> Unless otherwise specified, we evaluated o1 on the maximal test-time compute s...

alwa · 2024-09-12T17:48:42.000000Z

I interpreted it to suggest that the product might include a user-facing “maximum test time” knob.

Generating problem sets for kids? You might only need or want a basic level of introspection, even though you like the flavor of this model’s personality over that of its predecessors.

Problem worth thinking long, hard, and expensively about? Turn that knob up to 11, and you’ll get a better-quality answer with no human-in-the-loop coaching or trial-and-error involved. You’ll just get your answer in timeframes closer to human ones, consuming more (metered) tokens along the way.

mrdmnd · 2024-09-12T17:50:36.000000Z

Yeah, I think this is the goal - remember; there are some problems that only need to be solved correctly once! Imagine something like a millennium problem - you'd be willing to wait a pretty long time for a proof of the RH!

bluecoconut · 2024-09-12T17:54:50.000000Z

This power law behavior of test-time improvement seems to be pretty ubiquitous now. In more agents is all you need [1], they start to see this as a function of ensemble size. It also shows up in: Large Language Monkeys: Scaling Inference Compute with Repeated Sampling [2]

I sorta wish everyone would plot their y-axis with logit y-axis, rather than 0->100 accuracy (including the openai post), to help show the power-law behavior. This is especially important when talking about incremental gains in the ~90->95, 95->99%. When the values (like the open ai post) are between 20->80, logit and linear look pretty similar, so you can "see" the inference power-law

[1] https://arxiv.org/abs/2402.05120 [2] https://arxiv.org/abs/2407.21787

logicchains · 2024-09-12T17:46:33.000000Z

Surprising that at run time it needs an exponential increase in thinking to achieved a linear increase in output quality.
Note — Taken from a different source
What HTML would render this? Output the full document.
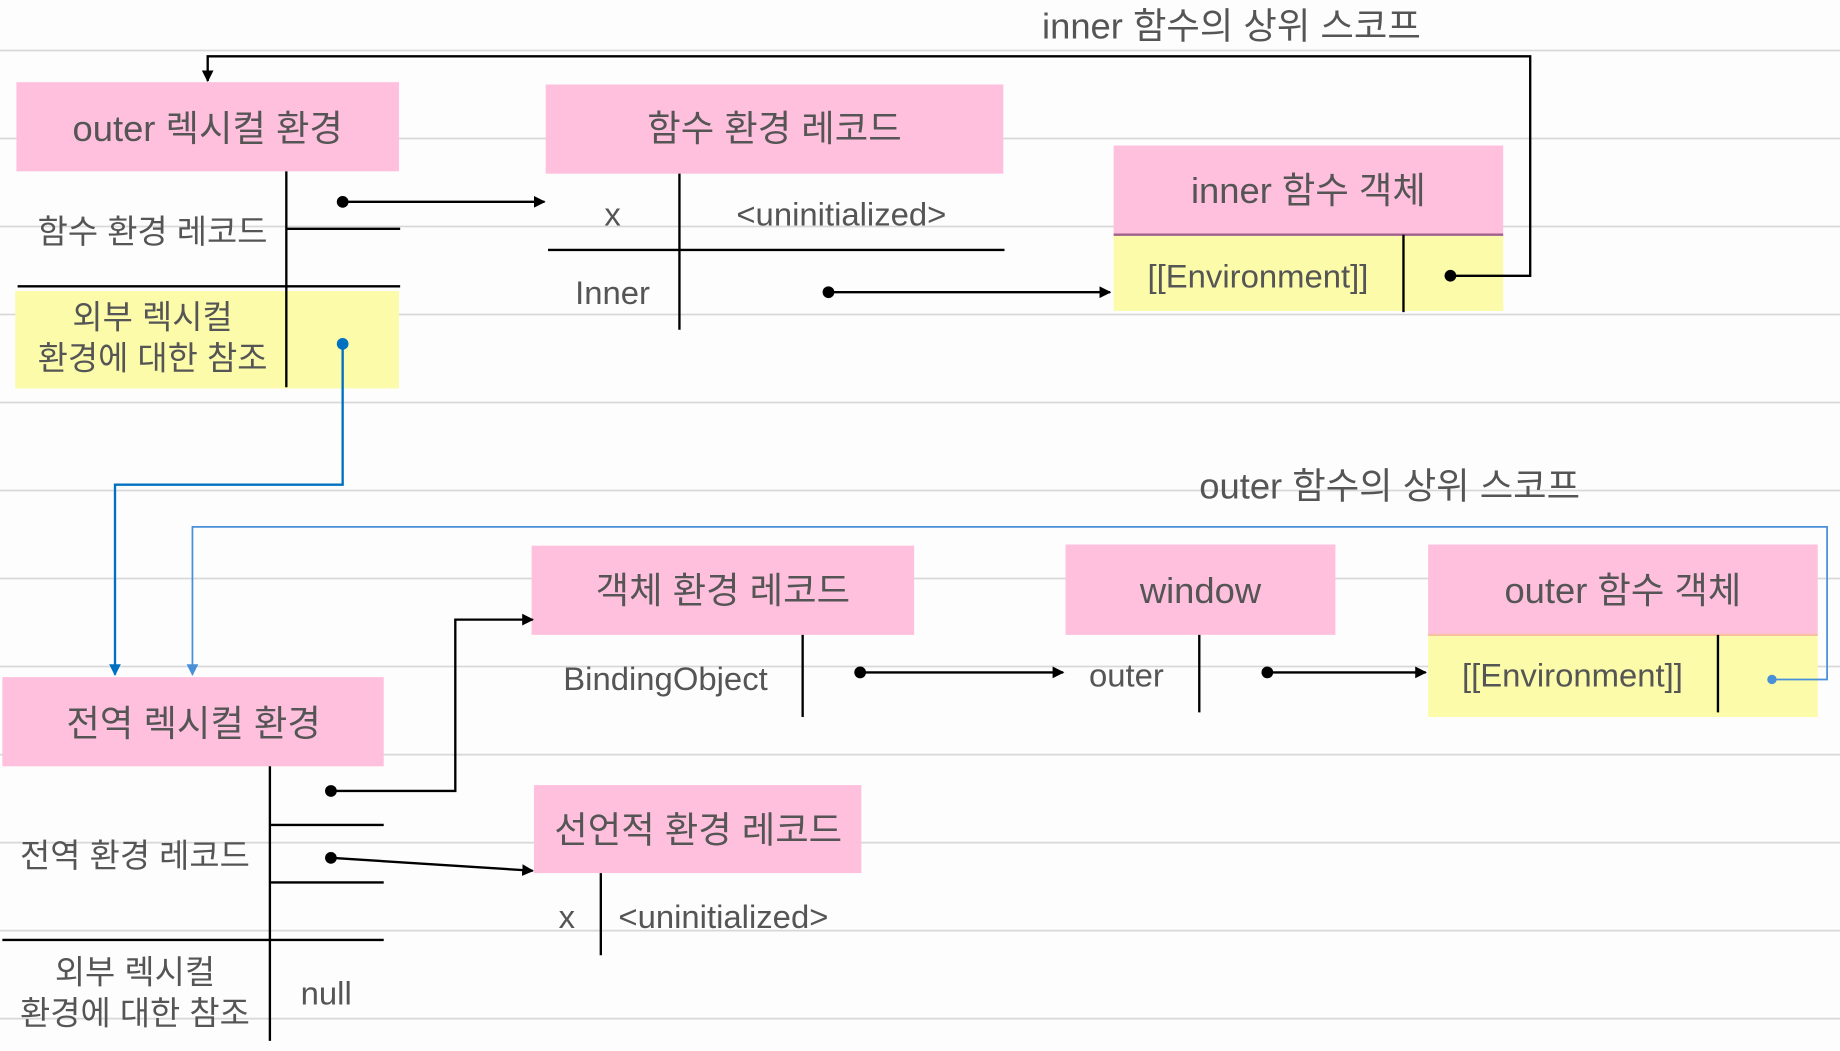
<!DOCTYPE html>
<html><head><meta charset="utf-8"><style>
html,body{margin:0;padding:0;background:#fdfdfd;}
svg{display:block}
text{font-family:"Liberation Sans","Noto Sans CJK KR",sans-serif;fill:#555;}
</style></head><body>
<svg width="1840" height="1051" viewBox="0 0 1568 895.6" preserveAspectRatio="none" xmlns="http://www.w3.org/2000/svg">
<defs>
<marker id="ab" markerWidth="10" markerHeight="10" refX="9" refY="5" orient="auto" markerUnits="userSpaceOnUse"><path d="M0,0 L10,5 L0,10 z" fill="#000"/></marker>
<marker id="ablue" markerWidth="10" markerHeight="10" refX="9" refY="5" orient="auto" markerUnits="userSpaceOnUse"><path d="M0,0 L10,5 L0,10 z" fill="#0070c0"/></marker>
<marker id="ablue2" markerWidth="10" markerHeight="10" refX="9" refY="5" orient="auto" markerUnits="userSpaceOnUse"><path d="M0,0 L10,5 L0,10 z" fill="#4a90d9"/></marker>
</defs>
<g stroke="#d8d8d8" stroke-width="1.5">
<line x1="0" y1="43" x2="1568" y2="43"/><line x1="0" y1="118" x2="1568" y2="118"/><line x1="0" y1="193" x2="1568" y2="193"/><line x1="0" y1="268" x2="1568" y2="268"/><line x1="0" y1="343" x2="1568" y2="343"/><line x1="0" y1="418" x2="1568" y2="418"/><line x1="0" y1="493" x2="1568" y2="493"/><line x1="0" y1="568" x2="1568" y2="568"/><line x1="0" y1="643" x2="1568" y2="643"/><line x1="0" y1="718" x2="1568" y2="718"/><line x1="0" y1="793" x2="1568" y2="793"/><line x1="0" y1="868" x2="1568" y2="868"/>
</g>
<g fill="#ffc0dd">
<rect x="14" y="70" width="326" height="76"/>
<rect x="465" y="72" width="390" height="76"/>
<rect x="949" y="124" width="332" height="75"/>
<rect x="453" y="465" width="326" height="76"/>
<rect x="908" y="464" width="230" height="77"/>
<rect x="1217" y="464" width="332" height="77"/>
<rect x="2" y="577" width="325" height="76"/>
<rect x="455" y="669" width="279" height="75"/>
</g>
<g fill="#fbfbaa">
<rect x="13" y="248" width="327" height="83"/>
<rect x="949" y="201" width="332" height="64"/>
<rect x="1217" y="542" width="332" height="69"/>
</g>
<line x1="949" y1="200" x2="1281" y2="200" stroke="#a0608a" stroke-width="2"/>
<line x1="1217" y1="541" x2="1549" y2="541" stroke="#f8c0a0" stroke-width="2"/>
<g stroke="#000" stroke-width="2" fill="none">
<line x1="244" y1="146" x2="244" y2="330"/><line x1="244" y1="195" x2="341" y2="195"/><line x1="15" y1="244" x2="341" y2="244"/>
<line x1="579" y1="148" x2="579" y2="281"/><line x1="467" y1="213" x2="856" y2="213"/>
<line x1="1196" y1="200" x2="1196" y2="266"/>
<line x1="684" y1="541" x2="684" y2="611"/><line x1="1022" y1="541" x2="1022" y2="607"/><line x1="1464" y1="541" x2="1464" y2="607"/>
<line x1="230" y1="653" x2="230" y2="887"/><line x1="230" y1="703" x2="327" y2="703"/><line x1="230" y1="752" x2="327" y2="752"/><line x1="2" y1="801" x2="327" y2="801"/>
<line x1="512" y1="744" x2="512" y2="814"/>
<line x1="292" y1="172" x2="464" y2="172" marker-end="url(#ab)"/>
<line x1="706" y1="249" x2="946" y2="249" marker-end="url(#ab)"/>
<polyline points="1236,235 1304,235 1304,48 177,48 177,69" marker-end="url(#ab)"/>
<line x1="733" y1="573" x2="906" y2="573" marker-end="url(#ab)"/>
<line x1="1080" y1="573" x2="1215" y2="573" marker-end="url(#ab)"/>
<polyline points="282,674 388,674 388,528 454,528" marker-end="url(#ab)"/>
<line x1="282" y1="731" x2="454" y2="742" marker-end="url(#ab)"/>
</g>
<polyline points="292,293 292,413 98,413 98,575" fill="none" stroke="#0070c0" stroke-width="2" marker-end="url(#ablue)"/>
<polyline points="1510,579 1557,579 1557,449 164,449 164,575" fill="none" stroke="#4a90d9" stroke-width="1.5" marker-end="url(#ablue2)"/>
<g fill="#000">
<circle cx="292" cy="172" r="5"/><circle cx="706" cy="249" r="5"/><circle cx="1236" cy="235" r="5"/>
<circle cx="733" cy="573" r="5"/><circle cx="1080" cy="573" r="5"/><circle cx="282" cy="674" r="5"/><circle cx="282" cy="731" r="5"/>
</g>
<circle cx="292" cy="293" r="5" fill="#0070c0"/><circle cx="1510" cy="579" r="4" fill="#4a90d9"/>
<g font-size="31" text-anchor="middle">
<text x="177" y="120">outer 렉시컬 환경</text>
<text x="660" y="120">함수 환경 레코드</text>
<text x="1115" y="173">inner 함수 객체</text>
<text x="616" y="514">객체 환경 레코드</text>
<text x="1023" y="514">window</text>
<text x="1383" y="514">outer 함수 객체</text>
<text x="165" y="627">전역 렉시컬 환경</text>
<text x="595" y="718">선언적 환경 레코드</text>
</g>
<g font-size="28" text-anchor="middle">
<text x="130" y="207">함수 환경 레코드</text>
<text x="130" y="280">외부 렉시컬</text>
<text x="130" y="315">환경에 대한 참조</text>
<text x="522" y="192">x</text>
<text x="717" y="192">&lt;uninitialized&gt;</text>
<text x="522" y="259">Inner</text>
<text x="1072" y="245">[[Environment]]</text>
<text x="1340" y="585">[[Environment]]</text>
<text x="115" y="739">전역 환경 레코드</text>
<text x="115" y="838">외부 렉시컬</text>
<text x="115" y="873">환경에 대한 참조</text>
<text x="278" y="856">null</text>
<text x="483" y="791">x</text>
</g>
<g font-size="28">
<text x="480" y="588">BindingObject</text>
<text x="928" y="585">outer</text>
<text x="527" y="791">&lt;uninitialized&gt;</text>
<text x="888" y="33" font-size="31">inner 함수의 상위 스코프</text>
<text x="1022" y="425" font-size="31">outer 함수의 상위 스코프</text>
</g>
</svg>
</body></html>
I suppose it's due to diminishing returns to adding more and more thought.

HarHarVeryFunny · 2024-09-12T18:12:22.000000Z

The exponential increase is presumably because of the branching factor of the tree of thoughts. Think of a binary tree who's number of leaf nodes doubles (= exponential growth) at each level.

It's not too surprising that the corresponding increase in quality is only linear - how much difference in quality would you expect between the best, say, 10 word answer to a question, and the best 11 word answer ?

It'll be interesting to see what they charge for this. An exponential increase in thinking time means an exponential increase in FLOPs/dollars.